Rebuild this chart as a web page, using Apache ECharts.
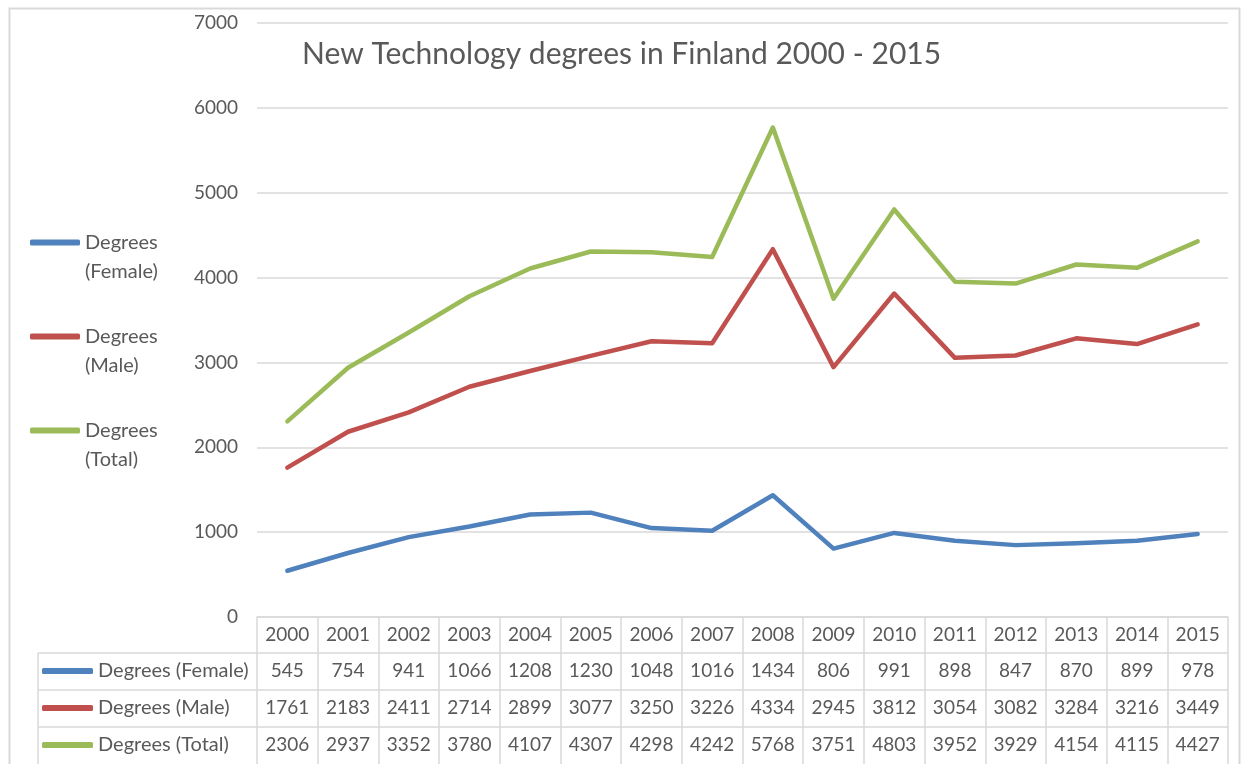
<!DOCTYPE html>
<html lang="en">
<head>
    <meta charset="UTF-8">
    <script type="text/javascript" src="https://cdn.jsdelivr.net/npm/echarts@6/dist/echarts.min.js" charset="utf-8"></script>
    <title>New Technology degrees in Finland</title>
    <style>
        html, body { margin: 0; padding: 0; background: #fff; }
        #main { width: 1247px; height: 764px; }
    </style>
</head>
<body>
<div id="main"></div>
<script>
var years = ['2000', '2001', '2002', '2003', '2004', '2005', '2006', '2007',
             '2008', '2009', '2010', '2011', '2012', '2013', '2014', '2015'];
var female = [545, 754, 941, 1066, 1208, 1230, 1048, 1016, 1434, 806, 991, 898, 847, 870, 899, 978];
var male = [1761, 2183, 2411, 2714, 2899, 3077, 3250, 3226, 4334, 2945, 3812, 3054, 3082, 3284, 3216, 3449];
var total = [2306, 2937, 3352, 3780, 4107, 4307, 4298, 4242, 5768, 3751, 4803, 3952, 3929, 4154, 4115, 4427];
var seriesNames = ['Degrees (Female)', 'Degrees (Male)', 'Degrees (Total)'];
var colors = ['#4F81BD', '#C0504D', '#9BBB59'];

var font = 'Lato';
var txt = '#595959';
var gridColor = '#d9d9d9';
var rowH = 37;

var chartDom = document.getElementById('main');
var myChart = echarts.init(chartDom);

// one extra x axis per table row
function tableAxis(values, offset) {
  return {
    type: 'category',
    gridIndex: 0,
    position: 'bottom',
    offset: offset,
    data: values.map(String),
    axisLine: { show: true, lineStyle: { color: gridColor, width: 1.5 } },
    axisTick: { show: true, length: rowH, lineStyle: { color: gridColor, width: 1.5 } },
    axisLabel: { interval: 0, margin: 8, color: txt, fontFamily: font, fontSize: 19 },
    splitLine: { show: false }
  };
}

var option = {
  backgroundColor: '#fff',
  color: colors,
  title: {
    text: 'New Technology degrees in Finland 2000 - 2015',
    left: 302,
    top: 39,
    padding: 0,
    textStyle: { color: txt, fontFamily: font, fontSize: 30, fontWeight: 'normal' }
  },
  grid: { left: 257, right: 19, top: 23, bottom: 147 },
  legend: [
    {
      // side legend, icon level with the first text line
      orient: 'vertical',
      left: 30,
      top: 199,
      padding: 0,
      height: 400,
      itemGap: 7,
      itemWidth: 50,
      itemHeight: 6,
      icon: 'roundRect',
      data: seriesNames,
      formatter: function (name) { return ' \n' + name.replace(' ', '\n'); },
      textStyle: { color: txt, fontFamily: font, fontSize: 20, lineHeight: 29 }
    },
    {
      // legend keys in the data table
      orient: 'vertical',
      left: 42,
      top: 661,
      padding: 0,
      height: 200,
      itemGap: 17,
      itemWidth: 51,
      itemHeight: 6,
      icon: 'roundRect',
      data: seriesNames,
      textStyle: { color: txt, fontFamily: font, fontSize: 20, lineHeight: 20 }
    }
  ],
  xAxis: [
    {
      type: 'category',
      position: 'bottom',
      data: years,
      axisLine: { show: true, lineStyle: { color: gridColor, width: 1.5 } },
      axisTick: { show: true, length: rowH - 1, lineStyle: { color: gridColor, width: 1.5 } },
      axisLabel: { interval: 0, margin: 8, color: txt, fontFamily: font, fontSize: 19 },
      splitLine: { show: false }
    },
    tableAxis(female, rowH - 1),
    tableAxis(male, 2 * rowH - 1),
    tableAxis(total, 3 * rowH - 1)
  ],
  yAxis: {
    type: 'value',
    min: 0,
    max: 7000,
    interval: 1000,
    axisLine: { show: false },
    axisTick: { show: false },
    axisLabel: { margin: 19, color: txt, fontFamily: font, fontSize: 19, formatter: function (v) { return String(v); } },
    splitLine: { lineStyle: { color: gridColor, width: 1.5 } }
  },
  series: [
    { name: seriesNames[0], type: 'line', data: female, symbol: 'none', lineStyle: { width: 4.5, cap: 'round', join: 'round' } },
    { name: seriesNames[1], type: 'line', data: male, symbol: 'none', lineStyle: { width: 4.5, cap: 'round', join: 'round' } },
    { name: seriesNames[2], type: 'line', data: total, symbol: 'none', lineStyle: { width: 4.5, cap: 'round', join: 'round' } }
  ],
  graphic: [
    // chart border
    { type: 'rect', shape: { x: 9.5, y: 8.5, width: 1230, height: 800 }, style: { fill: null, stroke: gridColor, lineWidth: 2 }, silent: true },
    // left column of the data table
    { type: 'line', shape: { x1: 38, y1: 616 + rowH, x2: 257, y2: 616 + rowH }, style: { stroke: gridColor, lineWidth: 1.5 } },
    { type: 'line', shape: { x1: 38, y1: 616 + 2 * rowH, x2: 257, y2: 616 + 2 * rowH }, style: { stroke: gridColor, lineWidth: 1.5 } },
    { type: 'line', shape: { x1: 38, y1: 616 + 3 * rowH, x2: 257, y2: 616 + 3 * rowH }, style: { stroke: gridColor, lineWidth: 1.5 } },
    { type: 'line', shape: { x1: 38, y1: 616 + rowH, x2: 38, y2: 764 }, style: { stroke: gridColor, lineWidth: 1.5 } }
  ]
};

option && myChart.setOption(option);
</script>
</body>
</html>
------------------------------------------------
**Given instruction**: Return the listing above in full and without alteration, excluding its pictures.

**Complete output**:
Rebuild this chart as a web page, using Apache ECharts.
<!DOCTYPE html>
<html lang="en">
<head>
    <meta charset="UTF-8">
    <script type="text/javascript" src="https://cdn.jsdelivr.net/npm/echarts@6/dist/echarts.min.js" charset="utf-8"></script>
    <title>New Technology degrees in Finland</title>
    <style>
        html, body { margin: 0; padding: 0; background: #fff; }
        #main { width: 1247px; height: 764px; }
    </style>
</head>
<body>
<div id="main"></div>
<script>
var years = ['2000', '2001', '2002', '2003', '2004', '2005', '2006', '2007',
             '2008', '2009', '2010', '2011', '2012', '2013', '2014', '2015'];
var female = [545, 754, 941, 1066, 1208, 1230, 1048, 1016, 1434, 806, 991, 898, 847, 870, 899, 978];
var male = [1761, 2183, 2411, 2714, 2899, 3077, 3250, 3226, 4334, 2945, 3812, 3054, 3082, 3284, 3216, 3449];
var total = [2306, 2937, 3352, 3780, 4107, 4307, 4298, 4242, 5768, 3751, 4803, 3952, 3929, 4154, 4115, 4427];
var seriesNames = ['Degrees (Female)', 'Degrees (Male)', 'Degrees (Total)'];
var colors = ['#4F81BD', '#C0504D', '#9BBB59'];

var font = 'Lato';
var txt = '#595959';
var gridColor = '#d9d9d9';
var rowH = 37;

var chartDom = document.getElementById('main');
var myChart = echarts.init(chartDom);

// one extra x axis per table row
function tableAxis(values, offset) {
  return {
    type: 'category',
    gridIndex: 0,
    position: 'bottom',
    offset: offset,
    data: values.map(String),
    axisLine: { show: true, lineStyle: { color: gridColor, width: 1.5 } },
    axisTick: { show: true, length: rowH, lineStyle: { color: gridColor, width: 1.5 } },
    axisLabel: { interval: 0, margin: 8, color: txt, fontFamily: font, fontSize: 19 },
    splitLine: { show: false }
  };
}

var option = {
  backgroundColor: '#fff',
  color: colors,
  title: {
    text: 'New Technology degrees in Finland 2000 - 2015',
    left: 302,
    top: 39,
    padding: 0,
    textStyle: { color: txt, fontFamily: font, fontSize: 30, fontWeight: 'normal' }
  },
  grid: { left: 257, right: 19, top: 23, bottom: 147 },
  legend: [
    {
      // side legend, icon level with the first text line
      orient: 'vertical',
      left: 30,
      top: 199,
      padding: 0,
      height: 400,
      itemGap: 7,
      itemWidth: 50,
      itemHeight: 6,
      icon: 'roundRect',
      data: seriesNames,
      formatter: function (name) { return ' \n' + name.replace(' ', '\n'); },
      textStyle: { color: txt, fontFamily: font, fontSize: 20, lineHeight: 29 }
    },
    {
      // legend keys in the data table
      orient: 'vertical',
      left: 42,
      top: 661,
      padding: 0,
      height: 200,
      itemGap: 17,
      itemWidth: 51,
      itemHeight: 6,
      icon: 'roundRect',
      data: seriesNames,
      textStyle: { color: txt, fontFamily: font, fontSize: 20, lineHeight: 20 }
    }
  ],
  xAxis: [
    {
      type: 'category',
      position: 'bottom',
      data: years,
      axisLine: { show: true, lineStyle: { color: gridColor, width: 1.5 } },
      axisTick: { show: true, length: rowH - 1, lineStyle: { color: gridColor, width: 1.5 } },
      axisLabel: { interval: 0, margin: 8, color: txt, fontFamily: font, fontSize: 19 },
      splitLine: { show: false }
    },
    tableAxis(female, rowH - 1),
    tableAxis(male, 2 * rowH - 1),
    tableAxis(total, 3 * rowH - 1)
  ],
  yAxis: {
    type: 'value',
    min: 0,
    max: 7000,
    interval: 1000,
    axisLine: { show: false },
    axisTick: { show: false },
    axisLabel: { margin: 19, color: txt, fontFamily: font, fontSize: 19, formatter: function (v) { return String(v); } },
    splitLine: { lineStyle: { color: gridColor, width: 1.5 } }
  },
  series: [
    { name: seriesNames[0], type: 'line', data: female, symbol: 'none', lineStyle: { width: 4.5, cap: 'round', join: 'round' } },
    { name: seriesNames[1], type: 'line', data: male, symbol: 'none', lineStyle: { width: 4.5, cap: 'round', join: 'round' } },
    { name: seriesNames[2], type: 'line', data: total, symbol: 'none', lineStyle: { width: 4.5, cap: 'round', join: 'round' } }
  ],
  graphic: [
    // chart border
    { type: 'rect', shape: { x: 9.5, y: 8.5, width: 1230, height: 800 }, style: { fill: null, stroke: gridColor, lineWidth: 2 }, silent: true },
    // left column of the data table
    { type: 'line', shape: { x1: 38, y1: 616 + rowH, x2: 257, y2: 616 + rowH }, style: { stroke: gridColor, lineWidth: 1.5 } },
    { type: 'line', shape: { x1: 38, y1: 616 + 2 * rowH, x2: 257, y2: 616 + 2 * rowH }, style: { stroke: gridColor, lineWidth: 1.5 } },
    { type: 'line', shape: { x1: 38, y1: 616 + 3 * rowH, x2: 257, y2: 616 + 3 * rowH }, style: { stroke: gridColor, lineWidth: 1.5 } },
    { type: 'line', shape: { x1: 38, y1: 616 + rowH, x2: 38, y2: 764 }, style: { stroke: gridColor, lineWidth: 1.5 } }
  ]
};

option && myChart.setOption(option);
</script>
</body>
</html>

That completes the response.